TIME : 2016/2/26 15:36:19

I don't love buses. No one loves buses. No one romanticises buses the way they do trains. No one fantasises about a bus trip the way they do with air travel.

And why would you? There's nothing grand or exciting about travelling in a bus. It's just an oversized car, an Earth-bound metal tube full of the world's great unwashed, an uncomfortable, sometimes smelly rectangle that has no discernable advantages: it can't fly, it has to stop constantly, it gets stuck in traffic, and it has to have breaks at the dodgiest service stations known to man. A bus trip is the sort of thing you're forced into rather than something you do by choice. Pretty much none of the world's classic journeys are done by bus. It's no wonder we don't love them.

And yet I'm here to tell you that buses really aren't that bad. There's actually plenty to enjoy about these hulking pieces of steel on wheels. But you have to look a little deeper to appreciate it. 

I'm not going to say they're romantic. I'm not going to say you'll dream of one day taking your partner on a bus trip for your honeymoon. I'm not going to claim that "take the Megabus from London to Edinburgh because I forgot to pre-book train tickets and it's going to cost more than 100 pounds each" should appear on your bucket list.

However, consider the Americas, the spiritual home of the great road trip. Bus journeys there tend to get better and more interesting the further south you go. 

Begin in the USA and you've got interminable Greyhound trips with some very dodgy travellers. Go down into Mexico and Guatemala, however, and all of a sudden you're travelling on very colourful buses with very colourful characters. Things are getting better.

Continue on to Colombia and you're riding the transport of the people, rattling across mountains and plains in anything ranging from an old school bus to something that's fancier than an aeroplane. Go on to Argentina and Chile and you're in business class, living a life of luxury with flat-bed seats and waiter service onboard.

This is the full gamut of the bus experience, and any fan of this mode of transport will tell you that the Americas is the place to do it. Bus travel there is all about climbing through the Andean foothills between Lima and Cusco. It's burning across the Altiplano in Bolivia. It's winding through coastal roads in Brazil. If you want to love buses, you need to travel on one in the Americas. 

Even outside of those fine lands, however, you can still find something to recommend the humble bus.

Example one: a London double-decker. Score that elusive front seat at the top of the big red bus and strap yourself in (or, rather, don't) for the best tour of the city you could have. And all for a few quid.   

In fact that's one of bus travel's big advantages: it's cheap. Throughout Europe you can jump on an intercity bus for far less that you'd have to pay on a train, or even a budget airline.
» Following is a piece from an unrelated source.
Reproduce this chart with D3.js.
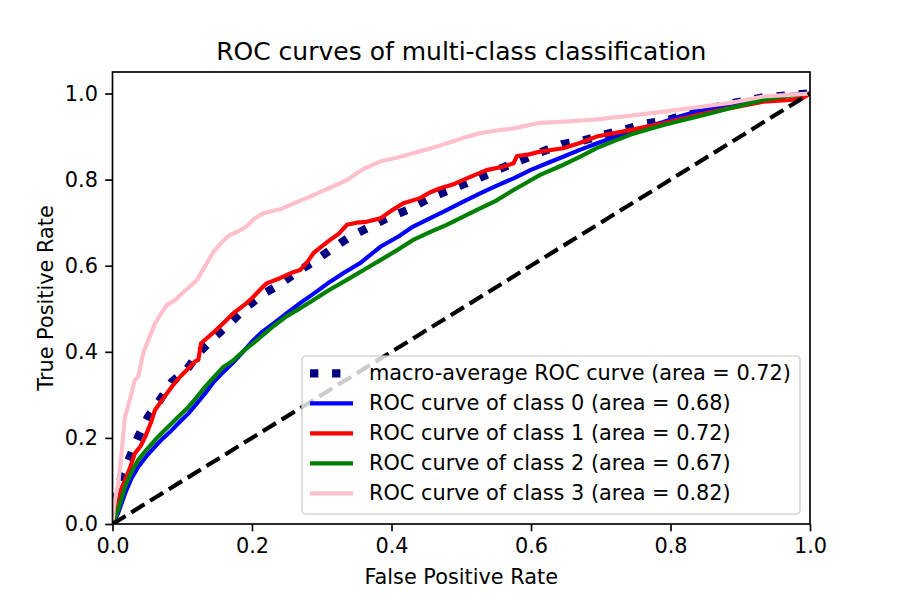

You can travel on those speedy highways without having to worry about foreign road rules or interpreting street signs.

You'll also find, throughout the world, that you tend to meet more people when you travel by bus. There might not be a dining car like there is on a train, but instead you have servo stops for coffee and questionable snacks, the pain of the bus experience bonding people together in a way that can't be replicated on other forms of transport. 

In cities, you're seeing life the way it's lived by the residents, discovering that, in Canada, strangers tend to strike up a conversation with the person they're sitting next to, whereas in England everyone keeps to themselves; in Australia everyone says "thanks mate" to the driver; in India they just breathe deep and squeeze up as a ridiculous number of people attempt to cram their way in. 

You're travelling in the slow lane on a bus. You're taking time to check out the countryside. You're staring out the window at pedestrians. You're taking everything in, sometimes in the desperate search for a recognisable landmark so you can figure out when you need to get off – but sometimes just for the fun of it.

Bus travel will never be able to compete with the romance of being on a train. It will never give you the freedom of your own car. It will never provide the thrill of a motorbike, and it will never have the speed or convenience of an aeroplane.

It will never be something we love. But we could at least spare it a little appreciation.